:: Collected data

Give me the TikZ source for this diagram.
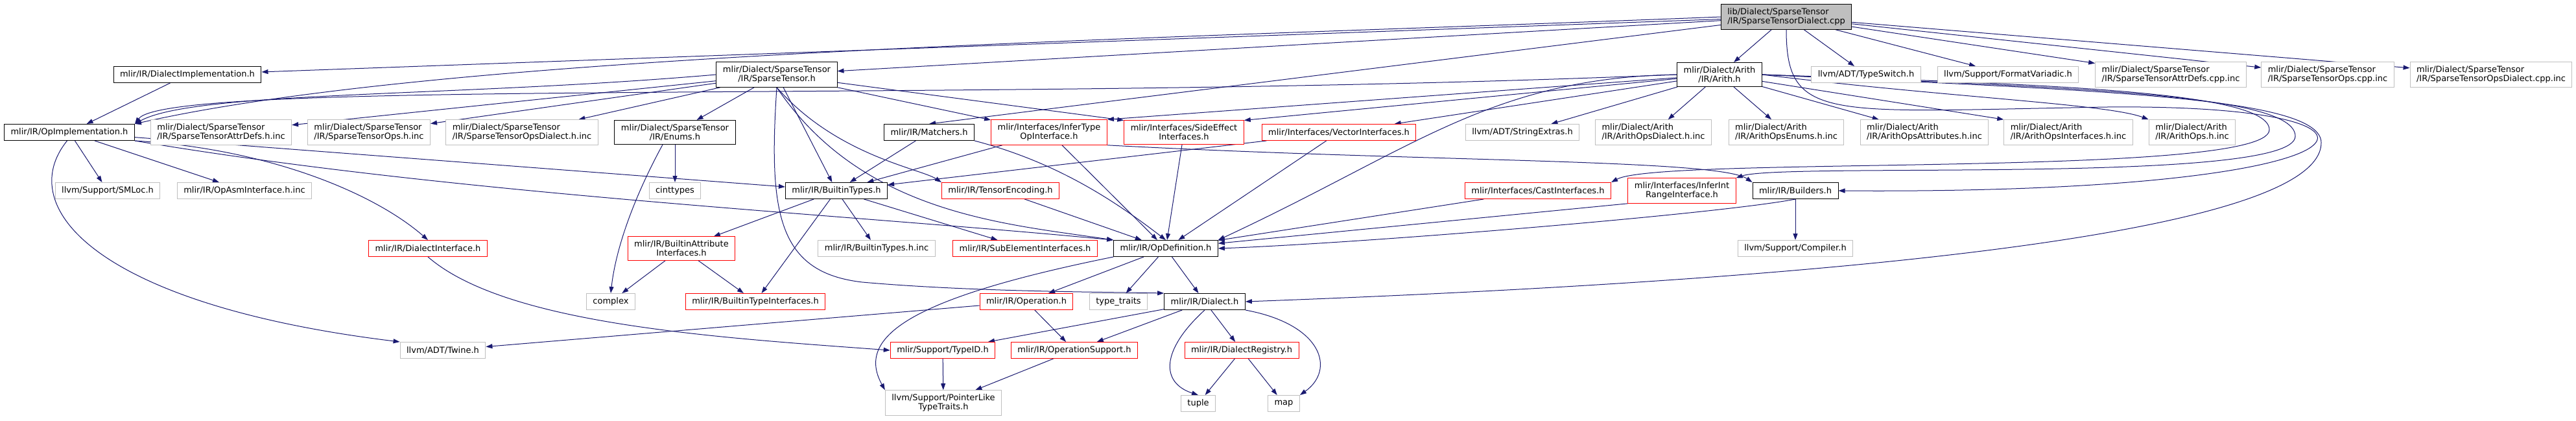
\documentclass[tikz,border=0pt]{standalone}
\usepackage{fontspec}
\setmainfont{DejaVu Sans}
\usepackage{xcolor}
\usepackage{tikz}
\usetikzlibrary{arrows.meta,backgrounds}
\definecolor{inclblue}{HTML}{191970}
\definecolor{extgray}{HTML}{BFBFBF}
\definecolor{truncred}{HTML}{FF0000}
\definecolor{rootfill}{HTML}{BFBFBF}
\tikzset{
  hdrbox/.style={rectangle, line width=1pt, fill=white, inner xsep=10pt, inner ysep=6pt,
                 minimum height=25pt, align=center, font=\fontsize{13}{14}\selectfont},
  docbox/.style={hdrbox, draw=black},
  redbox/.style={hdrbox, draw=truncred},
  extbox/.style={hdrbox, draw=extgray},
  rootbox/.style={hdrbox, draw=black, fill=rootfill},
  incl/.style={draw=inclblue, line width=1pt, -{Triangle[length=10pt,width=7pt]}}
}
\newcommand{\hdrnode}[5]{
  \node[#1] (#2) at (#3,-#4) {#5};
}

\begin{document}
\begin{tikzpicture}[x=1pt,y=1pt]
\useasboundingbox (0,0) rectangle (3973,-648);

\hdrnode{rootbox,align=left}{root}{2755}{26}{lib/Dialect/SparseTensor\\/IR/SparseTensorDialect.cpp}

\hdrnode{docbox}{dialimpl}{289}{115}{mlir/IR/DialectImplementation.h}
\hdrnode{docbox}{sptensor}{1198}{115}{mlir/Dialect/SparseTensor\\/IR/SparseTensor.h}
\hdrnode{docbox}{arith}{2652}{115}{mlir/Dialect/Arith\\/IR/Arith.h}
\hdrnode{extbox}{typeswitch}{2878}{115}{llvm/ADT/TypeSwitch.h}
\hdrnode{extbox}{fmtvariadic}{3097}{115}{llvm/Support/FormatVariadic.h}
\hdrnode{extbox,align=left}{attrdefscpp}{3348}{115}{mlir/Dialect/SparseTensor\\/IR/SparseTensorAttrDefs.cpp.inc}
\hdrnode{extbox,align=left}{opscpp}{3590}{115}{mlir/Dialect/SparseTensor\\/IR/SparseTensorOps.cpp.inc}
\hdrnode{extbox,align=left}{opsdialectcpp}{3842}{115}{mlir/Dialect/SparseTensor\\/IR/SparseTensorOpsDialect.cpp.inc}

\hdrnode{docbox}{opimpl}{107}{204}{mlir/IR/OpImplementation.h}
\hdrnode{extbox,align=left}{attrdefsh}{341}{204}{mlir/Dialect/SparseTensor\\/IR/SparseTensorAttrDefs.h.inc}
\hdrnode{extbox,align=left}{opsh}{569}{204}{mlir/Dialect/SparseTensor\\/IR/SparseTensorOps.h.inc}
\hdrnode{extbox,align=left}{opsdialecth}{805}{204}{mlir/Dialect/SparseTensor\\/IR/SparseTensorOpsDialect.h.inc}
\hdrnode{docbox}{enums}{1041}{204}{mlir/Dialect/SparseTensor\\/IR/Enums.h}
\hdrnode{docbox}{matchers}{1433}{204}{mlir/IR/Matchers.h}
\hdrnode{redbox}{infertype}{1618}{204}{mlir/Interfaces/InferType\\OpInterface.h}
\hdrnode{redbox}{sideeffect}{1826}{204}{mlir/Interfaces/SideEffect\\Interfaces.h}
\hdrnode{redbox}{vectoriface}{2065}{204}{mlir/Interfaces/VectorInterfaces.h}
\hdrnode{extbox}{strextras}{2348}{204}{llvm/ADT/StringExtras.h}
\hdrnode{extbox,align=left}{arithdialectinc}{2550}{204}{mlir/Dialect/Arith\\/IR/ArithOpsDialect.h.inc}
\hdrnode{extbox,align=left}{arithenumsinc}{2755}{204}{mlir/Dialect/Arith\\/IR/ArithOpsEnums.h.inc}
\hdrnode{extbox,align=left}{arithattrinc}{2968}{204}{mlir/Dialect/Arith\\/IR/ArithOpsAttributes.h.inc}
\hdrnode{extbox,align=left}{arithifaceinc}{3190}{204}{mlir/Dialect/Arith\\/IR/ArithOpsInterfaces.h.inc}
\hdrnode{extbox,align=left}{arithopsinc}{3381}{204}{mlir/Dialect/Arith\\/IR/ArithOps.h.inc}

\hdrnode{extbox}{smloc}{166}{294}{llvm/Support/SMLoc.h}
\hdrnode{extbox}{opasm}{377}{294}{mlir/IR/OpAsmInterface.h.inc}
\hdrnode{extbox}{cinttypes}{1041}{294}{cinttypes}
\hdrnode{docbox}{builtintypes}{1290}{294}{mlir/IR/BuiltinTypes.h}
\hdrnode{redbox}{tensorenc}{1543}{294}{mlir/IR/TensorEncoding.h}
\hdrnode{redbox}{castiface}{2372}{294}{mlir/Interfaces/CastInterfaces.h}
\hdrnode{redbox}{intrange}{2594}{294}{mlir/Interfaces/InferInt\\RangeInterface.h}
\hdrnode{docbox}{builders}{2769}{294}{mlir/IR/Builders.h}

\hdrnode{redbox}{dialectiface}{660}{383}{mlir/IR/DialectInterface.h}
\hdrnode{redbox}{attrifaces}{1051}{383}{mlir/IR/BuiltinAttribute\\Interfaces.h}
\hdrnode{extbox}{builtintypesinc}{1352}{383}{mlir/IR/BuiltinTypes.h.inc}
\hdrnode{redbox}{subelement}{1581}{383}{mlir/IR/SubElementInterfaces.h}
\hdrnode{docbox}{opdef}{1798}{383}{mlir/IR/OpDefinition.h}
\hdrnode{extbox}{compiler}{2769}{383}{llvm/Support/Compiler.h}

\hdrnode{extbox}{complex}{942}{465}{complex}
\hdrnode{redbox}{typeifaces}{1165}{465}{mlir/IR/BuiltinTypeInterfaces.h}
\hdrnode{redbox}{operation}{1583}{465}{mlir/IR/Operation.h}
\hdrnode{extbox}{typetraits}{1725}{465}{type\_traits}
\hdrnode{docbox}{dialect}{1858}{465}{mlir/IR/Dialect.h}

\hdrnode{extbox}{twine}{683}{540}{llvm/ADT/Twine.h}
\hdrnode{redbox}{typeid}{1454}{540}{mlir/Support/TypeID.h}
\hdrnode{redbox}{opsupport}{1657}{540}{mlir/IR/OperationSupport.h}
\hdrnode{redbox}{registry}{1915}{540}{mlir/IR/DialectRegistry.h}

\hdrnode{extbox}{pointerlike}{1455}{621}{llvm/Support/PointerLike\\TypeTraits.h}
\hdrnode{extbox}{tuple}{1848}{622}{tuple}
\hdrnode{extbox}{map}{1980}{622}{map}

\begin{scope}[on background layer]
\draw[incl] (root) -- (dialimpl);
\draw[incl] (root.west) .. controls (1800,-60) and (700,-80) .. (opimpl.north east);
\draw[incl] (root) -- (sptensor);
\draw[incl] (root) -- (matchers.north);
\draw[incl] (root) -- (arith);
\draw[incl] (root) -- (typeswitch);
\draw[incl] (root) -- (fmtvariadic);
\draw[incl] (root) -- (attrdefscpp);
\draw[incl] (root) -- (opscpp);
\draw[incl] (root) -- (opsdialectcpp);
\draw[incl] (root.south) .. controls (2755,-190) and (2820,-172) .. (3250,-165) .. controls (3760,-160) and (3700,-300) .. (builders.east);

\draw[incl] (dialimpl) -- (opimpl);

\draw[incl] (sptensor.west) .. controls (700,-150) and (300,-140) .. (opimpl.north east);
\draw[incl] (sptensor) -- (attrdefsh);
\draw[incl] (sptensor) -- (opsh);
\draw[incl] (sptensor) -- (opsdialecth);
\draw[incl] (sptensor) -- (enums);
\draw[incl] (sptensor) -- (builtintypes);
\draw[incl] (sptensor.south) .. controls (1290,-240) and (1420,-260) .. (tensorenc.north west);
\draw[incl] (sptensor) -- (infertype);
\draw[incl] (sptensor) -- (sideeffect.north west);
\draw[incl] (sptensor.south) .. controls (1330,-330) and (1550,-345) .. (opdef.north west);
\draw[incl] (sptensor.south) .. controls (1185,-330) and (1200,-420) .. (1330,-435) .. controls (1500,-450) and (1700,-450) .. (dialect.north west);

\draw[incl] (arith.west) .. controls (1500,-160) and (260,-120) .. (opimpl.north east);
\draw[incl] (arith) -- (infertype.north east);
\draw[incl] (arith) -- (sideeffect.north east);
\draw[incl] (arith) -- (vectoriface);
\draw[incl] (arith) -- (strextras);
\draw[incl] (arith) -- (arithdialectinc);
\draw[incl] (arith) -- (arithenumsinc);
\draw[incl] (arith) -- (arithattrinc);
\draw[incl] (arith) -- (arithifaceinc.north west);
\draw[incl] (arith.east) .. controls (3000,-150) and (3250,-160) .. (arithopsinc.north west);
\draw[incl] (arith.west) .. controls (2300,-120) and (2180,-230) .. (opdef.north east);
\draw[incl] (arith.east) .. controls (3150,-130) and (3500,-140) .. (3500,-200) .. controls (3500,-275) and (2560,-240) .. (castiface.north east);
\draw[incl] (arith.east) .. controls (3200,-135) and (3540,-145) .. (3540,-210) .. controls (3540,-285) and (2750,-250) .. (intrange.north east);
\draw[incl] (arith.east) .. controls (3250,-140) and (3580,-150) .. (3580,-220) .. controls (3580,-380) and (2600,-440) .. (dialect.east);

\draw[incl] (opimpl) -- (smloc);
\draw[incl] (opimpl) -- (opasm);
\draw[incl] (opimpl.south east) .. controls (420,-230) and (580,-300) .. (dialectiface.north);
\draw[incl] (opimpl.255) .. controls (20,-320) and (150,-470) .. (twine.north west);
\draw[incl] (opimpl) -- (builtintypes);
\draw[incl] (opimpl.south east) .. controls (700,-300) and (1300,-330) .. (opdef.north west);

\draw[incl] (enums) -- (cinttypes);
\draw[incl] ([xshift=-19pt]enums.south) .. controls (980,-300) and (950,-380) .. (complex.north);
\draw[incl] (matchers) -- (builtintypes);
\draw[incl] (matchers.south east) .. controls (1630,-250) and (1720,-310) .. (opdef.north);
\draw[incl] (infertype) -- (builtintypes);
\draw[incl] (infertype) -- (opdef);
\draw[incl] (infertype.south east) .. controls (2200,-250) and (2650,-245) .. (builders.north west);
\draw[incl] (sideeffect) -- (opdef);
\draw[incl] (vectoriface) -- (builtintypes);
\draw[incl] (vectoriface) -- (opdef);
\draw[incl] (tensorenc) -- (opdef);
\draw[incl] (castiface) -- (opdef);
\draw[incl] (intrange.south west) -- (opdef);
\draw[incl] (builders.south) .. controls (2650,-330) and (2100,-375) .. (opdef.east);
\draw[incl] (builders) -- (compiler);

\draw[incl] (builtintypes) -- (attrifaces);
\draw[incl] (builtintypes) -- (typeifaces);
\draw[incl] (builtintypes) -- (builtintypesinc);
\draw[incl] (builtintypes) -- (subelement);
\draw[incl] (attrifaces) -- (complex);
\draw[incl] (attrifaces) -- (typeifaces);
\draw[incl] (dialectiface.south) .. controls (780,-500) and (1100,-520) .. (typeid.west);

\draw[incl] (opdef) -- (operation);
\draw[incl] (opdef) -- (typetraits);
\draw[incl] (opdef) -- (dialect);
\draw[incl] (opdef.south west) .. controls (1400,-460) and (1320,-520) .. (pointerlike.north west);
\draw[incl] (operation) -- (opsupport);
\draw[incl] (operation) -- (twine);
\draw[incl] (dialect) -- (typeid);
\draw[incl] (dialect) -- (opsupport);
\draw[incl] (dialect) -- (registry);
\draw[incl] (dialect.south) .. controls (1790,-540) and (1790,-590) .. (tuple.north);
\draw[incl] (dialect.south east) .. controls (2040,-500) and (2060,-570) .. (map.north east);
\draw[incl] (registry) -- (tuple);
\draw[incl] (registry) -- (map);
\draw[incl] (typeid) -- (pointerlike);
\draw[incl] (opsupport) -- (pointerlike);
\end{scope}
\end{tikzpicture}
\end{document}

::::

Task: The lines from the start of the data through the line that contains "(0,0) rectangle (3973,-648);" are to be returned exactly, please, with both ends included and every picture left out.

Response:
Give me the TikZ source for this diagram.
\documentclass[tikz,border=0pt]{standalone}
\usepackage{fontspec}
\setmainfont{DejaVu Sans}
\usepackage{xcolor}
\usepackage{tikz}
\usetikzlibrary{arrows.meta,backgrounds}
\definecolor{inclblue}{HTML}{191970}
\definecolor{extgray}{HTML}{BFBFBF}
\definecolor{truncred}{HTML}{FF0000}
\definecolor{rootfill}{HTML}{BFBFBF}
\tikzset{
  hdrbox/.style={rectangle, line width=1pt, fill=white, inner xsep=10pt, inner ysep=6pt,
                 minimum height=25pt, align=center, font=\fontsize{13}{14}\selectfont},
  docbox/.style={hdrbox, draw=black},
  redbox/.style={hdrbox, draw=truncred},
  extbox/.style={hdrbox, draw=extgray},
  rootbox/.style={hdrbox, draw=black, fill=rootfill},
  incl/.style={draw=inclblue, line width=1pt, -{Triangle[length=10pt,width=7pt]}}
}
\newcommand{\hdrnode}[5]{
  \node[#1] (#2) at (#3,-#4) {#5};
}

\begin{document}
\begin{tikzpicture}[x=1pt,y=1pt]
\useasboundingbox (0,0) rectangle (3973,-648);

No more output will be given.